MATERIAL PROVIDED —
┄┄┄┄┄┄┄┄┄┄
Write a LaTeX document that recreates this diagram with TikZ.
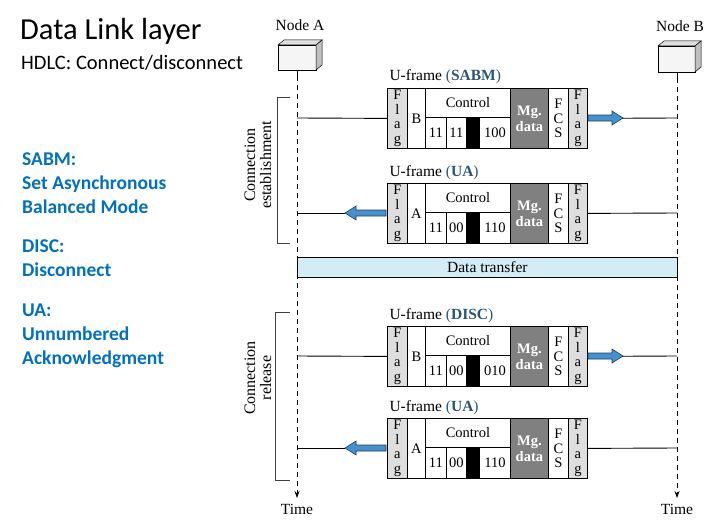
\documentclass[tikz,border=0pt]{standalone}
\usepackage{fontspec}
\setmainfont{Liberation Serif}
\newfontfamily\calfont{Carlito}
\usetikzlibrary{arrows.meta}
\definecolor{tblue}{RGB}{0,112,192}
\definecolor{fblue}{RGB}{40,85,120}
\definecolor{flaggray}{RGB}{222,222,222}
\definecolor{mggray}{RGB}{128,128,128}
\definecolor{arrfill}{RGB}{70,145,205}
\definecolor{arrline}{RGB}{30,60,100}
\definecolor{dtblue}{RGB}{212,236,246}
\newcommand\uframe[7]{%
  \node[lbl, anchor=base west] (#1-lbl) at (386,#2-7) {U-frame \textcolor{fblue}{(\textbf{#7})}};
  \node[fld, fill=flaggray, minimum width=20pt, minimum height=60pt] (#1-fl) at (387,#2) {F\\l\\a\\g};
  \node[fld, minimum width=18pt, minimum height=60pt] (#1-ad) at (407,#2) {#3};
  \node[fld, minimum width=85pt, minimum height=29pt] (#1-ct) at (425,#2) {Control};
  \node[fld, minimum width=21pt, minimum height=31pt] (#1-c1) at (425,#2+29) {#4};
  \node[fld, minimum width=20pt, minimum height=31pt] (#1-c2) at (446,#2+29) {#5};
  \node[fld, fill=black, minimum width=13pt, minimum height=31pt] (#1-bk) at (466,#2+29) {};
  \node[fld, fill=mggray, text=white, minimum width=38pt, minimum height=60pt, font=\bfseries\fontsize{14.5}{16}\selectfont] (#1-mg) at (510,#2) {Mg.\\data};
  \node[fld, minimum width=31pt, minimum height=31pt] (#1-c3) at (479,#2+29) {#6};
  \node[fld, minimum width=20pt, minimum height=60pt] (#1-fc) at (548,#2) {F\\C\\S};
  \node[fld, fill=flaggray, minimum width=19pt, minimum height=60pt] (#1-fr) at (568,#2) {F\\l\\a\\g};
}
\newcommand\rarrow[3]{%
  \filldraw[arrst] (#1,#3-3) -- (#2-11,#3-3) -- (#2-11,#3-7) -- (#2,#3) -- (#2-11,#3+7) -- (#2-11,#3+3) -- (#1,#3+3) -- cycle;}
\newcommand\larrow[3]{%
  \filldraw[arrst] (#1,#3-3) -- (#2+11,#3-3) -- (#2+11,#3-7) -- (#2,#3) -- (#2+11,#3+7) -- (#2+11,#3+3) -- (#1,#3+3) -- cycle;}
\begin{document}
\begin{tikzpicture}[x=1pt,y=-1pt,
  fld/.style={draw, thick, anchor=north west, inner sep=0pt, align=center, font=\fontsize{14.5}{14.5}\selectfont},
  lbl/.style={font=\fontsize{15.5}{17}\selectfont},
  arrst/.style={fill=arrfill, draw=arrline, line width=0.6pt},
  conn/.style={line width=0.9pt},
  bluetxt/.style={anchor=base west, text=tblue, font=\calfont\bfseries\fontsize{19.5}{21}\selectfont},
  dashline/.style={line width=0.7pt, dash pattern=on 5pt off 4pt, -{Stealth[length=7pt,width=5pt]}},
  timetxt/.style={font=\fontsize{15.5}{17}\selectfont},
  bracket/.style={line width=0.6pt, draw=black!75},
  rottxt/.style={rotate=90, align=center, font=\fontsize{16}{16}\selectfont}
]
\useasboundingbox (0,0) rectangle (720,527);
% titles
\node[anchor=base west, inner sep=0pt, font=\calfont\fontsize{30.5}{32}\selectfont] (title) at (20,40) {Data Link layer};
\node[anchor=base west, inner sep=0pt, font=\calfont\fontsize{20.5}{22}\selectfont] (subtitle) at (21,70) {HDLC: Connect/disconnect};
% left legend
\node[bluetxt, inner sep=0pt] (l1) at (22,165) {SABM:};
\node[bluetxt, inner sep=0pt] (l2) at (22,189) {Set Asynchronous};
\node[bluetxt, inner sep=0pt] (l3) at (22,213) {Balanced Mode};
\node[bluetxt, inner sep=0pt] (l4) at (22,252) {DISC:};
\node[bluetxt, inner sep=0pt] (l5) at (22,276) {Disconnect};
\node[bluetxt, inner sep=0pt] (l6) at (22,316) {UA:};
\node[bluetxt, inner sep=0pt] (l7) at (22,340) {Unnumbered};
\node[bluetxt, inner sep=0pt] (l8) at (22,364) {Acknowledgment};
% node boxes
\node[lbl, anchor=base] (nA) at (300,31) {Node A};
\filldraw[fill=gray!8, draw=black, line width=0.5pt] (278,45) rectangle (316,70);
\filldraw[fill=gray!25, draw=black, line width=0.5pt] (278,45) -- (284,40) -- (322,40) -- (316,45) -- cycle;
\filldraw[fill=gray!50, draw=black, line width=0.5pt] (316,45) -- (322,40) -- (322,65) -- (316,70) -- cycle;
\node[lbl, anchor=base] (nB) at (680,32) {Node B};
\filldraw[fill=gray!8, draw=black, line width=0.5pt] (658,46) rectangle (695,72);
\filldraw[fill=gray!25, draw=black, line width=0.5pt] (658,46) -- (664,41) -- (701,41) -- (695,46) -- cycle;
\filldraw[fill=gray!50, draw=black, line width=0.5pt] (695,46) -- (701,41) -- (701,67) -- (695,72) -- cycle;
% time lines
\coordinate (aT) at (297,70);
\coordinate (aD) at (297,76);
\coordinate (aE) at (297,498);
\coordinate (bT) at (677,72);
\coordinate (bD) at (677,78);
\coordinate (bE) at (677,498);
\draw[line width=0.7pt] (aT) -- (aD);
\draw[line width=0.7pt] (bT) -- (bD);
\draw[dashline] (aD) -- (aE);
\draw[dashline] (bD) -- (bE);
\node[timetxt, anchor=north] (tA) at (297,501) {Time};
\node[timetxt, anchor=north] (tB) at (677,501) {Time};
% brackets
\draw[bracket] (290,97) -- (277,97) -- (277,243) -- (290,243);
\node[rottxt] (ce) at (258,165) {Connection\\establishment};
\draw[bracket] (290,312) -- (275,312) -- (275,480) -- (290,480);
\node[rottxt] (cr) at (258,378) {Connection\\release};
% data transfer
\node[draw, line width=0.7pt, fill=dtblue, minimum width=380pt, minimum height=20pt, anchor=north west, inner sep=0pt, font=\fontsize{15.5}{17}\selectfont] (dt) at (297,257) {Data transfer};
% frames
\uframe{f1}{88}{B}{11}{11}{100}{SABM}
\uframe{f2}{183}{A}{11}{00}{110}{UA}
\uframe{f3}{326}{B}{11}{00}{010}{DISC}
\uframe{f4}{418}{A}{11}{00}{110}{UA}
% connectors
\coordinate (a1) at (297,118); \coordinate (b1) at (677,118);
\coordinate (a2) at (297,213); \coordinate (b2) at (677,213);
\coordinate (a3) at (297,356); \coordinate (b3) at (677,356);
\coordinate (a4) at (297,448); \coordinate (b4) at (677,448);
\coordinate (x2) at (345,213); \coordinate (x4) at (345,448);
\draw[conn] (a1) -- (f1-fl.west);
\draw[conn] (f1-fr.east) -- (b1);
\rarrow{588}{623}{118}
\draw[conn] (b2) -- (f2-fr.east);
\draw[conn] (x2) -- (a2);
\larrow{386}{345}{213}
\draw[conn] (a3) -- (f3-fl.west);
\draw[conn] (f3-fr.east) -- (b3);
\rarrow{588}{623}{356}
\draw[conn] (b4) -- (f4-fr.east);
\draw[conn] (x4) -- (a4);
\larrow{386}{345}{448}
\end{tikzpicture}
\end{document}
┄┄┄┄┄┄┄┄┄┄
SHORT TASK — Please write out all of the material above without changing a word, and omit any pictures.

RESULT OF THE TASK —
Write a LaTeX document that recreates this diagram with TikZ.
\documentclass[tikz,border=0pt]{standalone}
\usepackage{fontspec}
\setmainfont{Liberation Serif}
\newfontfamily\calfont{Carlito}
\usetikzlibrary{arrows.meta}
\definecolor{tblue}{RGB}{0,112,192}
\definecolor{fblue}{RGB}{40,85,120}
\definecolor{flaggray}{RGB}{222,222,222}
\definecolor{mggray}{RGB}{128,128,128}
\definecolor{arrfill}{RGB}{70,145,205}
\definecolor{arrline}{RGB}{30,60,100}
\definecolor{dtblue}{RGB}{212,236,246}
\newcommand\uframe[7]{%
  \node[lbl, anchor=base west] (#1-lbl) at (386,#2-7) {U-frame \textcolor{fblue}{(\textbf{#7})}};
  \node[fld, fill=flaggray, minimum width=20pt, minimum height=60pt] (#1-fl) at (387,#2) {F\\l\\a\\g};
  \node[fld, minimum width=18pt, minimum height=60pt] (#1-ad) at (407,#2) {#3};
  \node[fld, minimum width=85pt, minimum height=29pt] (#1-ct) at (425,#2) {Control};
  \node[fld, minimum width=21pt, minimum height=31pt] (#1-c1) at (425,#2+29) {#4};
  \node[fld, minimum width=20pt, minimum height=31pt] (#1-c2) at (446,#2+29) {#5};
  \node[fld, fill=black, minimum width=13pt, minimum height=31pt] (#1-bk) at (466,#2+29) {};
  \node[fld, fill=mggray, text=white, minimum width=38pt, minimum height=60pt, font=\bfseries\fontsize{14.5}{16}\selectfont] (#1-mg) at (510,#2) {Mg.\\data};
  \node[fld, minimum width=31pt, minimum height=31pt] (#1-c3) at (479,#2+29) {#6};
  \node[fld, minimum width=20pt, minimum height=60pt] (#1-fc) at (548,#2) {F\\C\\S};
  \node[fld, fill=flaggray, minimum width=19pt, minimum height=60pt] (#1-fr) at (568,#2) {F\\l\\a\\g};
}
\newcommand\rarrow[3]{%
  \filldraw[arrst] (#1,#3-3) -- (#2-11,#3-3) -- (#2-11,#3-7) -- (#2,#3) -- (#2-11,#3+7) -- (#2-11,#3+3) -- (#1,#3+3) -- cycle;}
\newcommand\larrow[3]{%
  \filldraw[arrst] (#1,#3-3) -- (#2+11,#3-3) -- (#2+11,#3-7) -- (#2,#3) -- (#2+11,#3+7) -- (#2+11,#3+3) -- (#1,#3+3) -- cycle;}
\begin{document}
\begin{tikzpicture}[x=1pt,y=-1pt,
  fld/.style={draw, thick, anchor=north west, inner sep=0pt, align=center, font=\fontsize{14.5}{14.5}\selectfont},
  lbl/.style={font=\fontsize{15.5}{17}\selectfont},
  arrst/.style={fill=arrfill, draw=arrline, line width=0.6pt},
  conn/.style={line width=0.9pt},
  bluetxt/.style={anchor=base west, text=tblue, font=\calfont\bfseries\fontsize{19.5}{21}\selectfont},
  dashline/.style={line width=0.7pt, dash pattern=on 5pt off 4pt, -{Stealth[length=7pt,width=5pt]}},
  timetxt/.style={font=\fontsize{15.5}{17}\selectfont},
  bracket/.style={line width=0.6pt, draw=black!75},
  rottxt/.style={rotate=90, align=center, font=\fontsize{16}{16}\selectfont}
]
\useasboundingbox (0,0) rectangle (720,527);
% titles
\node[anchor=base west, inner sep=0pt, font=\calfont\fontsize{30.5}{32}\selectfont] (title) at (20,40) {Data Link layer};
\node[anchor=base west, inner sep=0pt, font=\calfont\fontsize{20.5}{22}\selectfont] (subtitle) at (21,70) {HDLC: Connect/disconnect};
% left legend
\node[bluetxt, inner sep=0pt] (l1) at (22,165) {SABM:};
\node[bluetxt, inner sep=0pt] (l2) at (22,189) {Set Asynchronous};
\node[bluetxt, inner sep=0pt] (l3) at (22,213) {Balanced Mode};
\node[bluetxt, inner sep=0pt] (l4) at (22,252) {DISC:};
\node[bluetxt, inner sep=0pt] (l5) at (22,276) {Disconnect};
\node[bluetxt, inner sep=0pt] (l6) at (22,316) {UA:};
\node[bluetxt, inner sep=0pt] (l7) at (22,340) {Unnumbered};
\node[bluetxt, inner sep=0pt] (l8) at (22,364) {Acknowledgment};
% node boxes
\node[lbl, anchor=base] (nA) at (300,31) {Node A};
\filldraw[fill=gray!8, draw=black, line width=0.5pt] (278,45) rectangle (316,70);
\filldraw[fill=gray!25, draw=black, line width=0.5pt] (278,45) -- (284,40) -- (322,40) -- (316,45) -- cycle;
\filldraw[fill=gray!50, draw=black, line width=0.5pt] (316,45) -- (322,40) -- (322,65) -- (316,70) -- cycle;
\node[lbl, anchor=base] (nB) at (680,32) {Node B};
\filldraw[fill=gray!8, draw=black, line width=0.5pt] (658,46) rectangle (695,72);
\filldraw[fill=gray!25, draw=black, line width=0.5pt] (658,46) -- (664,41) -- (701,41) -- (695,46) -- cycle;
\filldraw[fill=gray!50, draw=black, line width=0.5pt] (695,46) -- (701,41) -- (701,67) -- (695,72) -- cycle;
% time lines
\coordinate (aT) at (297,70);
\coordinate (aD) at (297,76);
\coordinate (aE) at (297,498);
\coordinate (bT) at (677,72);
\coordinate (bD) at (677,78);
\coordinate (bE) at (677,498);
\draw[line width=0.7pt] (aT) -- (aD);
\draw[line width=0.7pt] (bT) -- (bD);
\draw[dashline] (aD) -- (aE);
\draw[dashline] (bD) -- (bE);
\node[timetxt, anchor=north] (tA) at (297,501) {Time};
\node[timetxt, anchor=north] (tB) at (677,501) {Time};
% brackets
\draw[bracket] (290,97) -- (277,97) -- (277,243) -- (290,243);
\node[rottxt] (ce) at (258,165) {Connection\\establishment};
\draw[bracket] (290,312) -- (275,312) -- (275,480) -- (290,480);
\node[rottxt] (cr) at (258,378) {Connection\\release};
% data transfer
\node[draw, line width=0.7pt, fill=dtblue, minimum width=380pt, minimum height=20pt, anchor=north west, inner sep=0pt, font=\fontsize{15.5}{17}\selectfont] (dt) at (297,257) {Data transfer};
% frames
\uframe{f1}{88}{B}{11}{11}{100}{SABM}
\uframe{f2}{183}{A}{11}{00}{110}{UA}
\uframe{f3}{326}{B}{11}{00}{010}{DISC}
\uframe{f4}{418}{A}{11}{00}{110}{UA}
% connectors
\coordinate (a1) at (297,118); \coordinate (b1) at (677,118);
\coordinate (a2) at (297,213); \coordinate (b2) at (677,213);
\coordinate (a3) at (297,356); \coordinate (b3) at (677,356);
\coordinate (a4) at (297,448); \coordinate (b4) at (677,448);
\coordinate (x2) at (345,213); \coordinate (x4) at (345,448);
\draw[conn] (a1) -- (f1-fl.west);
\draw[conn] (f1-fr.east) -- (b1);
\rarrow{588}{623}{118}
\draw[conn] (b2) -- (f2-fr.east);
\draw[conn] (x2) -- (a2);
\larrow{386}{345}{213}
\draw[conn] (a3) -- (f3-fl.west);
\draw[conn] (f3-fr.east) -- (b3);
\rarrow{588}{623}{356}
\draw[conn] (b4) -- (f4-fr.east);
\draw[conn] (x4) -- (a4);
\larrow{386}{345}{448}
\end{tikzpicture}
\end{document}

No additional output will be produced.